Copy each line that has the string "this" somewhere in it.

[start The data]

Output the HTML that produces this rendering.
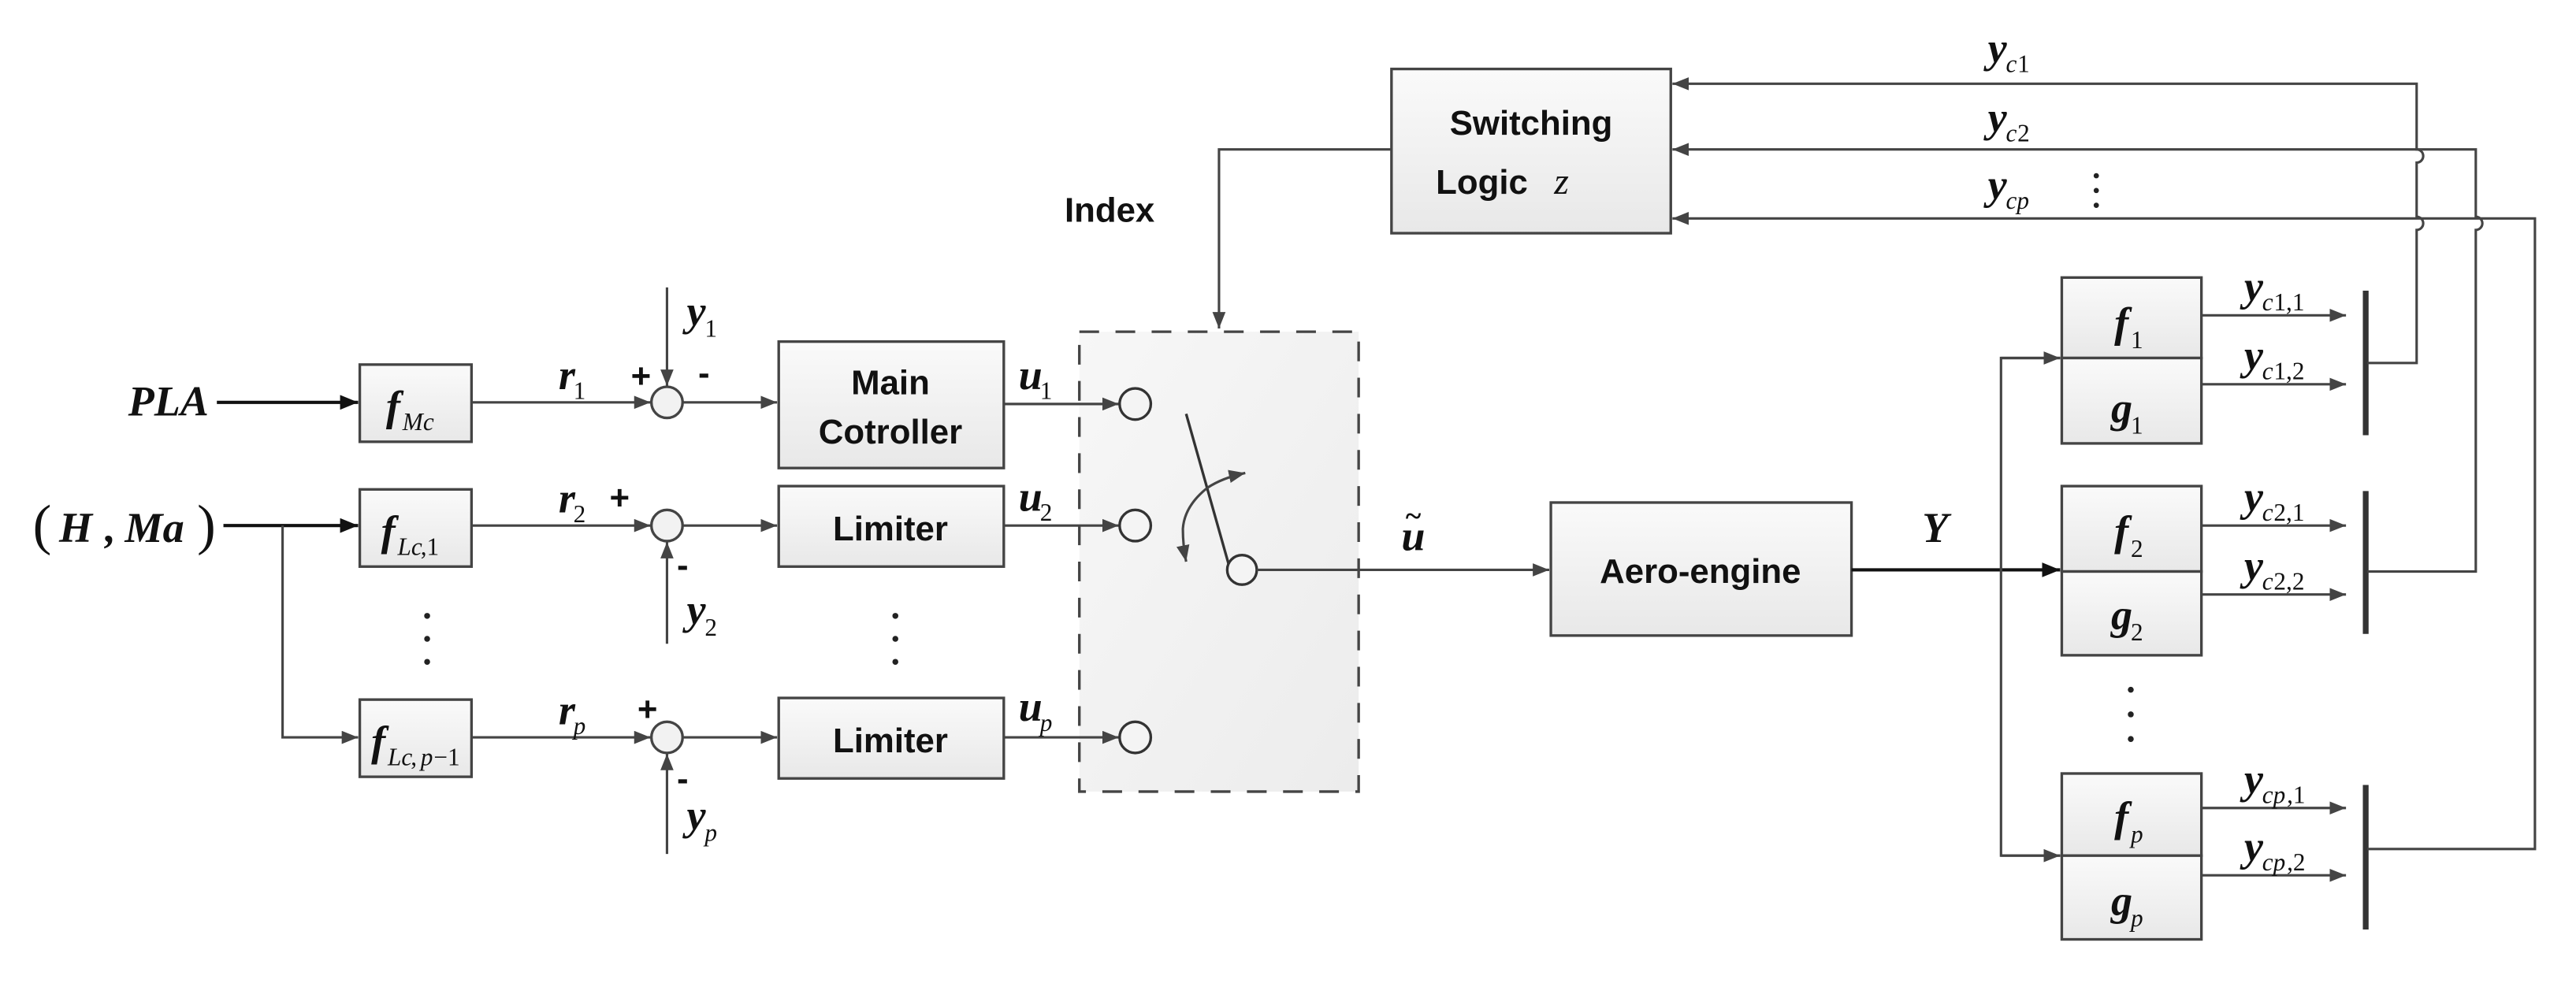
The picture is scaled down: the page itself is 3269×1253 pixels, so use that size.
<!DOCTYPE html>
<html><head><meta charset="utf-8"><style>
html,body{margin:0;padding:0;background:#fff}
svg{display:block}
.b{fill:url(#g);stroke:#444;stroke-width:1.6}
.l{stroke:#444;stroke-width:1.5;fill:none}
.t{font-family:"Liberation Sans",sans-serif;font-weight:bold;font-size:21px;fill:#111}
.m{font-family:"Liberation Serif",serif;font-style:italic;font-weight:bold;font-size:26px;fill:#111}
.s{font-family:"Liberation Serif",serif;font-style:italic;font-size:15px;fill:#111;font-weight:normal}
.n{font-family:"Liberation Serif",serif;font-style:normal;font-size:15px;fill:#111;font-weight:normal}
</style></head><body>
<svg width="3269" height="1253" viewBox="0 0 1568 601" preserveAspectRatio="none" xmlns="http://www.w3.org/2000/svg">
<defs>
<linearGradient id="g" x1="0" y1="0" x2="0" y2="1"><stop offset="0" stop-color="#fafafa"/><stop offset="1" stop-color="#e8e8e8"/></linearGradient>
<linearGradient id="gd" x1="0" y1="0" x2="1" y2="1"><stop offset="0" stop-color="#f7f7f7"/><stop offset="1" stop-color="#ececec"/></linearGradient>
<marker id="a" markerWidth="10" markerHeight="8" refX="10" refY="4" orient="auto" markerUnits="userSpaceOnUse"><path d="M0,0 L10,4 L0,8 Z" fill="#444"/></marker>
<marker id="ak" markerWidth="11" markerHeight="9" refX="11" refY="4.5" orient="auto" markerUnits="userSpaceOnUse"><path d="M0,0 L11,4.5 L0,9 Z" fill="#111"/></marker>
</defs>

<rect x="657" y="202" width="170" height="280" fill="url(#gd)" stroke="#444" stroke-width="1.6" stroke-dasharray="12,10"/>

<text x="78" y="253" class="m">PLA</text>
<line x1="132" y1="245" x2="218" y2="245" stroke="#111" stroke-width="2" marker-end="url(#ak)"/>
<text x="20" y="331" class="m" style="font-weight:normal;font-style:normal;font-size:34px">(</text>
<text x="36" y="330" class="m">H</text><text x="64" y="330" class="m">,</text><text x="76" y="330" class="m">Ma</text>
<text x="120" y="331" class="m" style="font-weight:normal;font-style:normal;font-size:34px">)</text>
<line x1="136" y1="320" x2="218" y2="320" stroke="#111" stroke-width="2" marker-end="url(#ak)"/>
<polyline points="172,320 172,449 218,449" class="l" marker-end="url(#a)"/>

<rect x="219" y="222" width="68" height="47" class="b"/>
<text x="235" y="256" class="m">f</text><text x="245" y="262" class="s">Mc</text>
<rect x="219" y="298" width="68" height="47" class="b"/>
<text x="232" y="332" class="m">f</text><text x="242" y="338" class="s">Lc</text><text x="256" y="338" class="n">,1</text>
<rect x="219" y="426" width="68" height="47" class="b"/>
<text x="226" y="460" class="m">f</text><text x="236" y="466" class="s">Lc</text><text x="250" y="466" class="n">,</text><text x="256" y="466" class="s">p</text><text x="264" y="466" class="n">−1</text>
<circle cx="260" cy="375" r="1.8" fill="#222"/><circle cx="260" cy="389" r="1.8" fill="#222"/><circle cx="260" cy="403" r="1.8" fill="#222"/>

<line x1="287" y1="245" x2="396" y2="245" class="l" marker-end="url(#a)"/>
<line x1="287" y1="320" x2="396" y2="320" class="l" marker-end="url(#a)"/>
<line x1="287" y1="449" x2="396" y2="449" class="l" marker-end="url(#a)"/>
<text x="340" y="237" class="m">r</text><text x="349" y="243" class="n">1</text>
<text x="340" y="312" class="m">r</text><text x="349" y="318" class="n">2</text>
<text x="340" y="441" class="m">r</text><text x="349" y="447" class="s">p</text>
<circle cx="406" cy="245" r="9.5" fill="#f2f2f2" stroke="#444" stroke-width="1.6"/>
<circle cx="406" cy="320" r="9.5" fill="#f2f2f2" stroke="#444" stroke-width="1.6"/>
<circle cx="406" cy="449" r="9.5" fill="#f2f2f2" stroke="#444" stroke-width="1.6"/>
<line x1="406" y1="175" x2="406" y2="235" class="l" marker-end="url(#a)"/>
<line x1="406" y1="392" x2="406" y2="330" class="l" marker-end="url(#a)"/>
<line x1="406" y1="520" x2="406" y2="459" class="l" marker-end="url(#a)"/>
<text x="418" y="198" class="m">y</text><text x="429" y="205" class="n">1</text>
<text x="418" y="380" class="m">y</text><text x="429" y="387" class="n">2</text>
<text x="418" y="505" class="m">y</text><text x="429" y="512" class="s">p</text>
<text x="384" y="236" class="t">+</text><text x="425" y="234" class="t">-</text>
<text x="371" y="310" class="t">+</text><text x="412" y="351" class="t">-</text>
<text x="388" y="439" class="t">+</text><text x="412" y="481" class="t">-</text>

<line x1="416" y1="245" x2="473" y2="245" class="l" marker-end="url(#a)"/>
<line x1="416" y1="320" x2="473" y2="320" class="l" marker-end="url(#a)"/>
<line x1="416" y1="449" x2="473" y2="449" class="l" marker-end="url(#a)"/>
<rect x="474" y="208" width="137" height="77" class="b"/>
<text x="542" y="240" class="t" text-anchor="middle">Main</text>
<text x="542" y="270" class="t" text-anchor="middle">Cotroller</text>
<rect x="474" y="296" width="137" height="49" class="b"/>
<text x="542" y="329" class="t" text-anchor="middle">Limiter</text>
<rect x="474" y="425" width="137" height="49" class="b"/>
<text x="542" y="458" class="t" text-anchor="middle">Limiter</text>
<circle cx="545" cy="375" r="1.8" fill="#222"/><circle cx="545" cy="389" r="1.8" fill="#222"/><circle cx="545" cy="403" r="1.8" fill="#222"/>

<line x1="611" y1="246" x2="681" y2="246" class="l" marker-end="url(#a)"/>
<line x1="611" y1="320" x2="681" y2="320" class="l" marker-end="url(#a)"/>
<line x1="611" y1="449" x2="681" y2="449" class="l" marker-end="url(#a)"/>
<text x="620" y="237" class="m">u</text><text x="633" y="243" class="n">1</text>
<text x="620" y="311" class="m">u</text><text x="633" y="317" class="n">2</text>
<text x="620" y="439" class="m">u</text><text x="633" y="445" class="s">p</text>
<circle cx="691" cy="246" r="9.5" fill="#f4f4f4" stroke="#333" stroke-width="1.6"/>
<circle cx="691" cy="320" r="9.5" fill="#f4f4f4" stroke="#333" stroke-width="1.6"/>
<circle cx="691" cy="449" r="9.5" fill="#f4f4f4" stroke="#333" stroke-width="1.6"/>

<line x1="722" y1="252" x2="748" y2="344" stroke="#333" stroke-width="1.6"/>
<circle cx="756" cy="347" r="9" fill="#f4f4f4" stroke="#333" stroke-width="1.6"/>
<path d="M735,297 Q721,308 720,322 Q720,332 722,342" class="l" marker-end="url(#a)"/>
<path d="M735,297 Q744,291 758,288" class="l" marker-end="url(#a)"/>
<line x1="765" y1="347" x2="943" y2="347" class="l" marker-end="url(#a)"/>
<text x="853" y="335" class="m">u</text><text x="855" y="320" class="m" style="font-size:18px">~</text>

<rect x="944" y="306" width="183" height="81" class="b"/>
<text x="1035" y="355" class="t" text-anchor="middle">Aero-engine</text>
<text x="1170" y="330" class="m">Y</text>
<line x1="1127" y1="347" x2="1254" y2="347" stroke="#111" stroke-width="2" marker-end="url(#ak)"/>
<polyline points="1254,218 1218,218 1218,521 1254,521" class="l"/>
<line x1="1218" y1="218" x2="1254" y2="218" class="l" marker-end="url(#a)"/>
<line x1="1218" y1="521" x2="1254" y2="521" class="l" marker-end="url(#a)"/>

<rect x="1255" y="169" width="85" height="49" class="b"/><rect x="1255" y="218" width="85" height="52" class="b"/>
<rect x="1255" y="296" width="85" height="52" class="b"/><rect x="1255" y="348" width="85" height="51" class="b"/>
<rect x="1255" y="471" width="85" height="50" class="b"/><rect x="1255" y="521" width="85" height="51" class="b"/>
<text x="1287" y="205" class="m">f</text><text x="1297" y="212" class="n">1</text>
<text x="1285" y="257" class="m">g</text><text x="1297" y="264" class="n">1</text>
<text x="1287" y="332" class="m">f</text><text x="1297" y="339" class="n">2</text>
<text x="1285" y="383" class="m">g</text><text x="1297" y="390" class="n">2</text>
<text x="1287" y="506" class="m">f</text><text x="1297" y="513" class="s">p</text>
<text x="1285" y="557" class="m">g</text><text x="1297" y="564" class="s">p</text>
<circle cx="1297" cy="420" r="1.8" fill="#222"/><circle cx="1297" cy="435" r="1.8" fill="#222"/><circle cx="1297" cy="450" r="1.8" fill="#222"/>

<line x1="1340" y1="192" x2="1428" y2="192" class="l" marker-end="url(#a)"/>
<line x1="1340" y1="234" x2="1428" y2="234" class="l" marker-end="url(#a)"/>
<line x1="1340" y1="320" x2="1428" y2="320" class="l" marker-end="url(#a)"/>
<line x1="1340" y1="362" x2="1428" y2="362" class="l" marker-end="url(#a)"/>
<line x1="1340" y1="492" x2="1428" y2="492" class="l" marker-end="url(#a)"/>
<line x1="1340" y1="533" x2="1428" y2="533" class="l" marker-end="url(#a)"/>
<text x="1366" y="183" class="m">y</text><text x="1377" y="189" class="s">c</text><text x="1384" y="189" class="n">1,1</text>
<text x="1366" y="225" class="m">y</text><text x="1377" y="231" class="s">c</text><text x="1384" y="231" class="n">1,2</text>
<text x="1366" y="311" class="m">y</text><text x="1377" y="317" class="s">c</text><text x="1384" y="317" class="n">2,1</text>
<text x="1366" y="353" class="m">y</text><text x="1377" y="359" class="s">c</text><text x="1384" y="359" class="n">2,2</text>
<text x="1366" y="483" class="m">y</text><text x="1377" y="489" class="s">cp</text><text x="1392" y="489" class="n">,1</text>
<text x="1366" y="524" class="m">y</text><text x="1377" y="530" class="s">cp</text><text x="1392" y="530" class="n">,2</text>
<line x1="1440" y1="177" x2="1440" y2="265" stroke="#333" stroke-width="3.5"/>
<line x1="1440" y1="299" x2="1440" y2="386" stroke="#333" stroke-width="3.5"/>
<line x1="1440" y1="478" x2="1440" y2="566" stroke="#333" stroke-width="3.5"/>

<path d="M1441,221 H1471 V140 a4,4 0 0 0 0,-8 V99 a4,4 0 0 0 0,-8 V51 H1018" class="l" marker-end="url(#a)"/>
<path d="M1441,348 H1507 V140 a4,4 0 0 0 0,-8 V91 H1018" class="l" marker-end="url(#a)"/>
<path d="M1441,517 H1543 V133 H1018" class="l" marker-end="url(#a)"/>

<rect x="847" y="42" width="170" height="100" class="b"/>
<text x="932" y="82" class="t" text-anchor="middle">Switching</text>
<text x="902" y="118" class="t" text-anchor="middle">Logic</text>
<text x="946" y="118" class="m" style="font-weight:normal;font-size:23px">z</text>
<text x="1210" y="38" class="m">y</text><text x="1221" y="44" class="s">c</text><text x="1228" y="44" class="n">1</text>
<text x="1210" y="80" class="m">y</text><text x="1221" y="86" class="s">c</text><text x="1228" y="86" class="n">2</text>
<text x="1210" y="121" class="m">y</text><text x="1221" y="127" class="s">cp</text>
<circle cx="1276" cy="107" r="1.6" fill="#222"/><circle cx="1276" cy="116" r="1.6" fill="#222"/><circle cx="1276" cy="125" r="1.6" fill="#222"/>

<polyline points="847,91 742,91 742,200" class="l" marker-end="url(#a)"/>
<text x="648" y="135" class="t">Index</text>
</svg>
</body></html>
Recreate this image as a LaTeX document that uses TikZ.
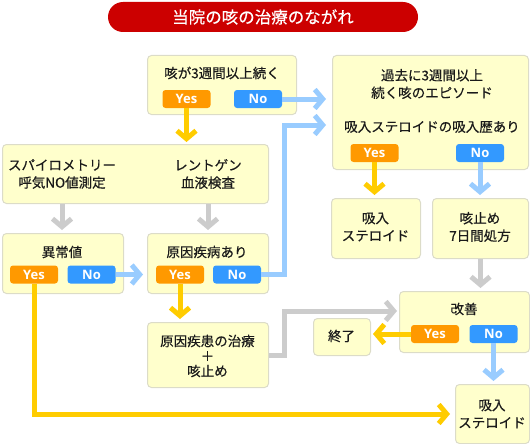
\documentclass[tikz,border=0pt]{standalone}
\usepackage{fontspec}
\setmainfont{Noto Sans CJK JP}[FakeBold=0.4]
\newfontfamily\btnfont{Open Sans}
\usetikzlibrary{arrows.meta}
\definecolor{boxfill}{HTML}{FFFFCC}
\definecolor{boxline}{HTML}{DCDCC8}
\definecolor{yesc}{HTML}{FF9900}
\definecolor{noc}{HTML}{3399FF}
\definecolor{ya}{HTML}{FFCC00}
\definecolor{ba}{HTML}{99CCFF}
\definecolor{ga}{HTML}{CCCCCC}
\definecolor{titlered}{HTML}{CC0000}
\definecolor{txt}{HTML}{1A1A1A}
\tikzset{
  chev/.tip={Straight Barb[length=8pt,width=19pt,line width=5pt]},
  box/.style={draw=boxline, line width=1pt, fill=boxfill, rounded corners=4pt, inner sep=0pt},
  btn/.style={rounded corners=3pt, inner sep=0pt, text=white, font=\btnfont\bfseries\fontsize{13}{14}\selectfont, minimum width=48pt, minimum height=18pt},
  yesbtn/.style={btn, fill=yesc},
  nobtn/.style={btn, fill=noc},
  lbl/.style={text=txt, align=center, font=\fontsize{13.5}{17.5}\selectfont, inner sep=0pt},
  conn/.style={line width=5pt, -chev},
  yarr/.style={conn, draw=ya},
  barr/.style={conn, draw=ba},
  garr/.style={conn, draw=ga},
}
\newcommand{\mybox}[5]{\node[box, anchor=north west, minimum width=#4-#2, minimum height=#5-#3] (#1) at (#2,#3) {};}
\begin{document}
\begin{tikzpicture}[x=1pt,y=-1pt]
\useasboundingbox (0,0) rectangle (530,444);
% title
\node[fill=titlered, rounded corners=15pt, minimum width=310pt, minimum height=30pt, inner sep=0pt,
      text=white, font=\fontsize{16.5}{18}\selectfont] (title) at (263,17) {当院の咳の治療のながれ};
% boxes
\mybox{b1}{147}{55}{296}{114}
\mybox{b2}{2}{144}{268}{203}
\mybox{b3}{2}{233}{123}{293}
\mybox{b4}{147}{233}{268}{293}
\mybox{b5}{332}{55}{528}{169}
\mybox{b6}{331}{198}{420}{258}
\mybox{b7}{432}{198}{528}{258}
\mybox{b8}{399}{291}{529}{352}
\mybox{b9}{313}{318}{370}{355}
\mybox{b10}{147}{322}{268}{387}
\mybox{b11}{455}{384}{529}{443}
% texts
\node[lbl] (t1) at (222,73) {咳が3週間以上続く};
\node[lbl] (t2a) at (62,174) {スパイロメトリー\\呼気NO値測定};
\node[lbl] (t2b) at (208,174) {レントゲン\\血液検査};
\node[lbl] (t3) at (62,252) {異常値};
\node[lbl] (t4) at (207,252) {原因疾病あり};
\node[lbl] (t5a) at (432,84) {過去に3週間以上\\続く咳のエピソード};
\node[lbl] (t5b) at (432,127) {吸入ステロイドの吸入歴あり};
\node[lbl] (t6) at (375.5,227) {吸入\\ステロイド};
\node[lbl] (t7) at (480,227) {咳止め\\7日間処方};
\node[lbl] (t8) at (464,309) {改善};
\node[lbl] (t9) at (341.5,336) {終了};
\node[lbl, font=\fontsize{13.5}{15}\selectfont] (t10) at (207.5,356) {原因疾患の治療\\＋\\咳止め};
\node[lbl] (t11) at (492,414) {吸入\\ステロイド};
% buttons
\node[yesbtn] (y1) at (186.5,99) {Yes};
\node[nobtn]  (n1) at (258,99) {No};
\node[yesbtn] (y3) at (34,274.5) {Yes};
\node[nobtn]  (n3) at (91.5,274.5) {No};
\node[yesbtn] (y4) at (180,274.5) {Yes};
\node[nobtn]  (n4) at (237,274.5) {No};
\node[yesbtn] (y5) at (374.5,153) {Yes};
\node[nobtn]  (n5) at (480,153) {No};
\node[yesbtn] (y8) at (435,334) {Yes};
\node[nobtn]  (n8) at (493.5,334) {No};
% coordinates
\coordinate (c4) at (284,125);
\coordinate (c12) at (284,311);
% connectors
\draw[yarr, shorten >=2pt] (y1.south) -- (y1.south |- b2.north);
\draw[barr, shorten >=6pt] (n1.east) -- (b5.west |- n1.east);
\draw[barr, shorten >=6pt] (n4.east) -| (c4) -- (b5.west |- c4);
\draw[garr, shorten >=3pt] (b2.south -| t2a) -- (b3.north -| t2a);
\draw[garr, shorten >=3pt] (b2.south -| b4.north) -- (b4.north);
\draw[barr, shorten >=4pt] (n3.east) -- (b4.west |- n3.east);
\draw[yarr, shorten >=3pt] (y4.south) -- (y4.south |- b10.north);
\draw[yarr, shorten >=5pt] (y3.south) |- (b11.west);
\draw[yarr, shorten >=3pt] (y5.south) -- (y5.south |- b6.north);
\draw[barr, shorten >=3pt] (n5.south) -- (n5.south |- b7.north);
\draw[garr, shorten >=3pt] (b7.south) -- (b7.south |- b8.north);
\draw[garr, shorten >=2pt] (b10.east) -| (c12) -- (b8.west |- c12);
\draw[yarr, shorten >=2pt] (y8.west) -- (b9.east |- y8.west);
\draw[barr, shorten >=3pt] (n8.south) -- (n8.south |- b11.north);
\end{tikzpicture}
\end{document}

[end The data]

* Exercise response:
Output the HTML that produces this rendering.
Recreate this image as a LaTeX document that uses TikZ.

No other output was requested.